The Edinburgh-based company yesterday obtained approval to add two 800 killowatt Oyster machines to an existing device at the European Marine Energy Centre (EMEC) at Billia Croo, Orkney, taking the total project capacity to 2.4MW.

The demonstrators will become the first near shore wave array in Scotland to be connected to the National Grid, and will supply enough electricity to power more than 1,000 homes, Energy Minister Fergus Ewing said.

"Scotland is in the midst of a renewables revolution, and it is innovation and creativity such as that behind the Oyster device which will help us meet our ambitious renewable electricity targets and help us reindustrialise Scotland," he added.

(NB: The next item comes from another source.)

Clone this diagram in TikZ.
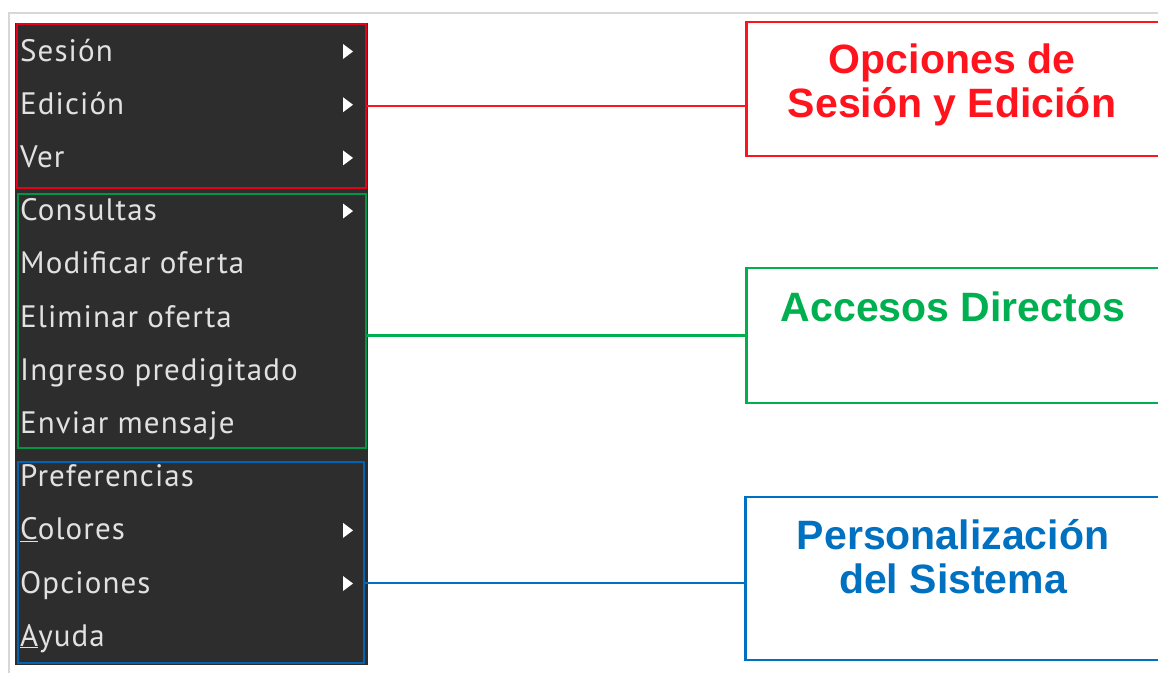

Martin McAdam, chief executive of Aquamarine, said timely planning approval was vital if marine energy developers were to accelerate the rollout of emerging wave and tidal energy arrays.

"A clear pathway to all the necessary permits for marine energy development is one of the critical enablers for a business such as ours, and countries that lack a transparent and timely system will fall behind," he warned.

An Aquamarine spokesman told BusinessGreen that the company would now start work on building the machines so they can be installed later this year.

He added that two additional monopiles were sunk alongside the existing device, reducing the amount of construction work that will be required to install the new systems.

The project will also pave the way for Aquamarine to gain all the necessary consents for a 200MW commercial wave energy site off the coast of Orkney, and a 40MW site off the Isle of Lewis.

The news was welcomed by Dr Dan Barlow, head of policy of WWF Scotland, who hailed the project as a major milestone for Scotland's emerging green economy.

"Scotland is well ahead of the game in developing wave power and this technology has the potential to be of global significance in our efforts to tackle climate change and offers huge export benefits too," he said.

"Alongside energy saving measures, marine renewables will have a critical role to play in helping reduce climate emissions as we phase out polluting fossil fuels and nuclear power.

"With careful planning we can harness Scotland's wave and tidal energy to help cut our climate emissions, while safeguarding the nation's tremendous marine environment."